Here's a link to the podcast posting for this episode: http://grizzly.libsyn.com/index.php?post_id=333088


Barrett posted the text of Knott's famous remarks here a while back. Good times.

It's interesting, because Knott's ribbing aside, if you look at the growth of cities like Cleveland and Chicago in the mid-to-late 19th century, the notion Duluth's 1870s boosters had of the city becoming an enormous metropolis wasn't as ridiculous as it might seem in retrospect.


Ah, but here one doesn't have to spend the energy to read it. Mr.Grizzly does that for us.


True, and a lovely job he did... er, I did, he said humbly. Actually, I was struck with how much of the absurdity turned out to be true, just a bit time-shifted. If I'm not mistaken, the crash of 1873, only a couple of years later, was one of the several times the Northern Pacific railroad went broke. J.P. Morgan, a key person in the NP, was heavily invested in the Duluth area and when he went broke, the city of Duluth had to declare bankruptcy, and to resolve the bankruptcy the city was reduced to its component townships -- and the only part still called "Duluth" was a township consisting of what is now Canal Park. Not entirely sure, though -- I was kinda young at the time. ;-)


Grizz, good recap, but two minor details need adjusting: that was Jay Cooke, not J.P. Morgan (Morgan--at least his money--wouldn't arrive until later, with USS). Cooke's Lake Superior & Mississippi RR was the first in Duluth in 1869, and I believe soon absorbed by NP, which Cooke's bank had financed but he was not a partner in NP--Cooke's money either way.

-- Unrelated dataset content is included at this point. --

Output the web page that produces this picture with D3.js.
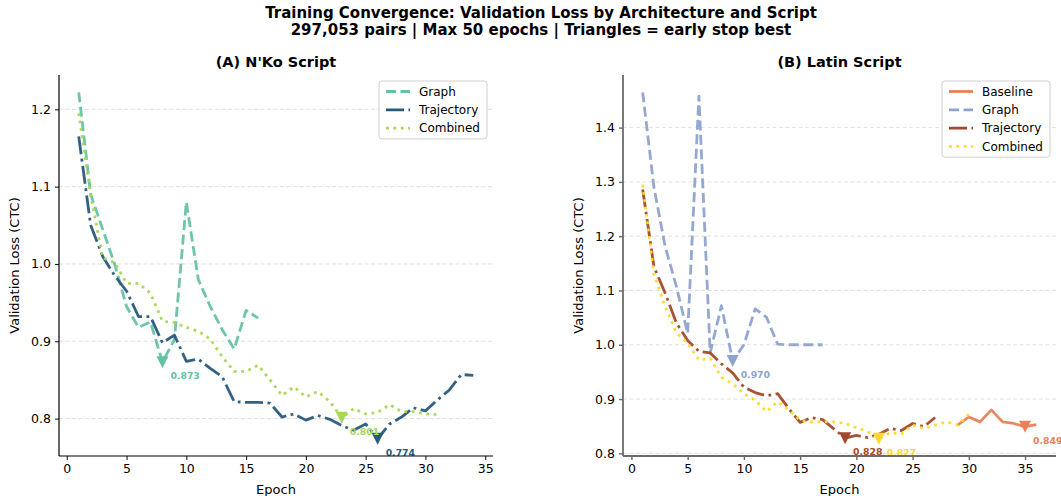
<!DOCTYPE html>
<html>
<head>
<meta charset="utf-8">
<script src="https://cdn.jsdelivr.net/npm/d3@7"></script>
<style>
body { margin: 0; background: #fff; }
svg { font-family: "DejaVu Sans", sans-serif; }
</style>
</head>
<body>
<svg id="chart" width="1061" height="496"></svg>
<script>
// N'Ko script, validation loss per epoch (epochs start at 1)
var nkoGraph = [1.222, 1.090, 1.045, 1.000, 0.945, 0.918, 0.925, 0.873, 0.902, 1.080,
                0.980, 0.945, 0.915, 0.890, 0.940, 0.930];
var nkoTraj = [1.165, 1.050, 1.010, 0.985, 0.965, 0.932, 0.932, 0.898, 0.908, 0.874,
               0.877, 0.865, 0.854, 0.822, 0.821, 0.821, 0.820, 0.802, 0.806, 0.798,
               0.804, 0.799, 0.791, 0.785, 0.793, 0.774, 0.793, 0.802, 0.814, 0.810,
               0.824, 0.837, 0.857, 0.856];
var nkoComb = [1.195, 1.090, 1.008, 1.002, 0.975, 0.975, 0.962, 0.926, 0.924, 0.918,
               0.913, 0.903, 0.880, 0.861, 0.861, 0.869, 0.850, 0.830, 0.841, 0.828,
               0.835, 0.822, 0.801, 0.813, 0.806, 0.808, 0.818, 0.809, 0.809, 0.806,
               0.805];

// Latin script
var latinBaseStart = 29;
var latinBase = [0.852, 0.867, 0.858, 0.880, 0.858, 0.855, 0.849, 0.853];
var latinGraph = [1.465, 1.290, 1.181, 1.107, 1.021, 1.458, 0.985, 1.072, 0.970, 1.000,
                  1.066, 1.051, 1.001, 1.000, 1.000, 1.000, 1.000];
var latinTraj = [1.286, 1.144, 1.095, 1.040, 1.008, 0.988, 0.985, 0.965, 0.948, 0.922,
                 0.912, 0.906, 0.910, 0.882, 0.857, 0.866, 0.862, 0.845, 0.828, 0.833,
                 0.829, 0.835, 0.846, 0.842, 0.855, 0.849, 0.866];
var latinComb = [1.295, 1.130, 1.070, 1.022, 1.003, 0.972, 0.975, 0.940, 0.928, 0.910,
                 0.898, 0.877, 0.895, 0.880, 0.861, 0.858, 0.858, 0.858, 0.855, 0.847,
                 0.840, 0.827, 0.838, 0.836, 0.852, 0.846, 0.852, 0.858, 0.852, 0.872];

var xTicks = [0, 5, 10, 15, 20, 25, 30, 35];
var nkoYTicks = [0.8, 0.9, 1.0, 1.1, 1.2];
var latinYTicks = [0.8, 0.9, 1.0, 1.1, 1.2, 1.3, 1.4];

var DASH = "10,4.5", DASHDOT = "18,4.5,2.8,4.5", DOT = "2.8,4.6";

var panels = [
	{
		title: "(A) N'Ko Script",
		left: 59, right: 493, top: 75, bottom: 456,
		spine: "#000", spineWidth: 1.2,
		yTicks: nkoYTicks,
		series: [
			{ name: "Graph", start: 1, values: nkoGraph, color: "#66c2a5", dash: DASH },
			{ name: "Trajectory", start: 1, values: nkoTraj, color: "#285a7d", dash: DASHDOT },
			{ name: "Combined", start: 1, values: nkoComb, color: "#a6d854", dash: DOT }
		]
	},
	{
		title: "(B) Latin Script",
		left: 623, right: 1056, top: 75, bottom: 456,
		spine: "#6b6b6b", spineWidth: 1.8,
		yTicks: latinYTicks,
		series: [
			{ name: "Baseline", start: latinBaseStart, values: latinBase, color: "#ea7f5b", dash: null },
			{ name: "Graph", start: 1, values: latinGraph, color: "#8fa3cf", dash: DASH },
			{ name: "Trajectory", start: 1, values: latinTraj, color: "#a3492b", dash: DASHDOT },
			{ name: "Combined", start: 1, values: latinComb, color: "#ffd92f", dash: DOT }
		]
	}
];

var svg = d3.select("#chart");

svg.append("text")
   .attr("x", 541).attr("y", 18)
   .attr("text-anchor", "middle")
   .attr("font-size", 15).attr("font-weight", "bold")
   .text("Training Convergence: Validation Loss by Architecture and Script");
svg.append("text")
   .attr("x", 541).attr("y", 35)
   .attr("text-anchor", "middle")
   .attr("font-size", 15).attr("font-weight", "bold")
   .text("297,053 pairs | Max 50 epochs | Triangles = early stop best");

panels.forEach(drawPanel);

// matplotlib-style 5% margins
function padded(lo, hi) {
	var m = (hi - lo) * 0.05;
	return [lo - m, hi + m];
}

function drawPanel(p) {
	p.series.forEach(s => {
		s.data = s.values.map((v, i) => ({ e: s.start + i, v: v }));
	});
	var all = p.series.flatMap(s => s.data);

	var x = d3.scaleLinear()
	          .domain(padded(d3.min(all, d => d.e), d3.max(all, d => d.e)))
	          .range([p.left, p.right]);
	var y = d3.scaleLinear()
	          .domain(padded(d3.min(all, d => d.v), d3.max(all, d => d.v)))
	          .range([p.bottom, p.top]);

	var g = svg.append("g");

	// grid
	g.selectAll("line.grid")
	 .data(p.yTicks)
	 .enter()
	 .append("line")
	 .attr("class", "grid")
	 .attr("x1", p.left).attr("x2", p.right)
	 .attr("y1", d => y(d)).attr("y2", d => y(d))
	 .attr("stroke", "#dcdcdc")
	 .attr("stroke-width", 0.9)
	 .attr("stroke-dasharray", "4,2.5");

	// title
	g.append("text")
	 .attr("x", (p.left + p.right) / 2)
	 .attr("y", 67)
	 .attr("text-anchor", "middle")
	 .attr("font-size", 14.5).attr("font-weight", "bold")
	 .text(p.title);

	// lines
	var line = d3.line().x(d => x(d.e)).y(d => y(d.v));
	p.series.forEach(s => {
		g.append("path")
		 .datum(s.data)
		 .attr("d", line)
		 .attr("fill", "none")
		 .attr("stroke", s.color)
		 .attr("stroke-width", 2.8)
		 .attr("stroke-opacity", 0.95)
		 .attr("stroke-dasharray", s.dash)
		 .attr("stroke-linejoin", "round");
	});

	// early stop best markers
	p.series.forEach(s => {
		var best = s.data[d3.minIndex(s.data, d => d.v)];
		var bx = x(best.e), by = y(best.v);
		g.append("path")
		 .attr("d", "M" + (bx - 6) + "," + (by - 6) + "L" + (bx + 6) + "," + (by - 6) + "L" + bx + "," + (by + 6) + "Z")
		 .attr("fill", s.color);
		g.append("text")
		 .attr("x", bx + 8)
		 .attr("y", by + 17)
		 .attr("font-size", 9.3).attr("font-weight", "bold")
		 .attr("fill", s.color)
		 .text(best.v.toFixed(3));
	});

	// axes
	var xAxis = g.append("g")
	             .attr("transform", "translate(0," + p.bottom + ")")
	             .call(d3.axisBottom(x).tickValues(xTicks).tickSize(4).tickPadding(4).tickFormat(d3.format("d")));
	var yAxis = g.append("g")
	             .attr("transform", "translate(" + p.left + ",0)")
	             .call(d3.axisLeft(y).tickValues(p.yTicks).tickSize(4).tickPadding(4).tickFormat(d3.format(".1f")));
	[xAxis, yAxis].forEach(a => {
		a.select(".domain").remove();
		a.selectAll(".tick line").attr("stroke", p.spine).attr("stroke-width", p.spineWidth * 0.8);
		a.selectAll(".tick text").attr("font-size", 12.5).attr("fill", "#000")
		 .attr("font-family", "DejaVu Sans, sans-serif");
	});
	g.append("line")
	 .attr("x1", p.left).attr("x2", p.right)
	 .attr("y1", p.bottom).attr("y2", p.bottom)
	 .attr("stroke", p.spine).attr("stroke-width", p.spineWidth);
	g.append("line")
	 .attr("x1", p.left).attr("x2", p.left)
	 .attr("y1", p.top).attr("y2", p.bottom)
	 .attr("stroke", p.spine).attr("stroke-width", p.spineWidth);

	// axis labels
	g.append("text")
	 .attr("x", (p.left + p.right) / 2)
	 .attr("y", 494)
	 .attr("text-anchor", "middle")
	 .attr("font-size", 13)
	 .text("Epoch");
	g.append("text")
	 .attr("transform", "translate(" + (p.left - 40) + "," + ((p.top + p.bottom) / 2) + ") rotate(-90)")
	 .attr("text-anchor", "middle")
	 .attr("font-size", 13)
	 .text("Validation Loss (CTC)");

	// legend
	var rowH = 18.3, boxW = 108;
	var boxH = p.series.length * rowH + 3;
	var lx = p.right - 6 - boxW, ly = p.top + 6;
	var leg = g.append("g");
	leg.append("rect")
	   .attr("x", lx).attr("y", ly)
	   .attr("width", boxW).attr("height", boxH)
	   .attr("rx", 3)
	   .attr("fill", "#fff").attr("fill-opacity", 0.85)
	   .attr("stroke", "#d0d0d0");
	var rows = leg.selectAll("g.row")
	              .data(p.series)
	              .enter()
	              .append("g")
	              .attr("transform", (d, i) => "translate(0," + (ly + 10.5 + i * rowH) + ")");
	rows.append("line")
	    .attr("x1", lx + 7).attr("x2", lx + 31)
	    .attr("stroke", d => d.color)
	    .attr("stroke-width", 2.8)
	    .attr("stroke-dasharray", d => d.dash);
	rows.append("text")
	    .attr("x", lx + 40)
	    .attr("dy", "0.35em")
	    .attr("font-size", 12)
	    .text(d => d.name);
}
</script>
</body>
</html>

I sit corrected -- I'd stand corrected, but I sprained my foot last week, and it's still all swole up. My comments were based on a vague memory of a book I read 30 years ago.

According to one recently-discovered source (an old stock certificate on sale on the web and attached info), J.P. Morgan was heavily involved, along with Cooke, in the Northern Pacific Railroad, one of the big coast-to-coast projects; one of the places he got the US Steel money, I'd guess. Jay Cooke was a major financial player in the NP, with JP Morgan. The NP leased, and eventually bought, the run from S.P. to Duluth -- they leased it the first year it was built, bought it the second.

I haven't found a recently-accessible source for NP involvement in the St. Croix road, but it smells like something they'd involve themselves in, and that's the way I recall it from the book from 30 years ago.

So I lean a bit to the side corrected, wincing slightly from the pain of the sprained and swollen foot.


So the city of Proctor is named after J. Proctor Knott, correct? So did Proctor do that just because this guy ripped on Duluth and killed this bill? Was this like step one in their ongoing envy of the city down the hill from them?


Well, Proctor was a railroad town--I assume it was a joke on the part of the railroad folks: "we built it anyway, nyah."


Proctor was originally a major railroad switchyard outside of Duluth, named "Proctorknott" by the railroad (I forget which one). The town that grew up around the yard ended up named "Proctor," kinda by default.

Duluth didn't lose in the railroad deal; it wasn't going to Duluth anyway, it was going to Bayfield WI. So Duluth lost nothing when it failed, and gained a lot of publicity from the speech.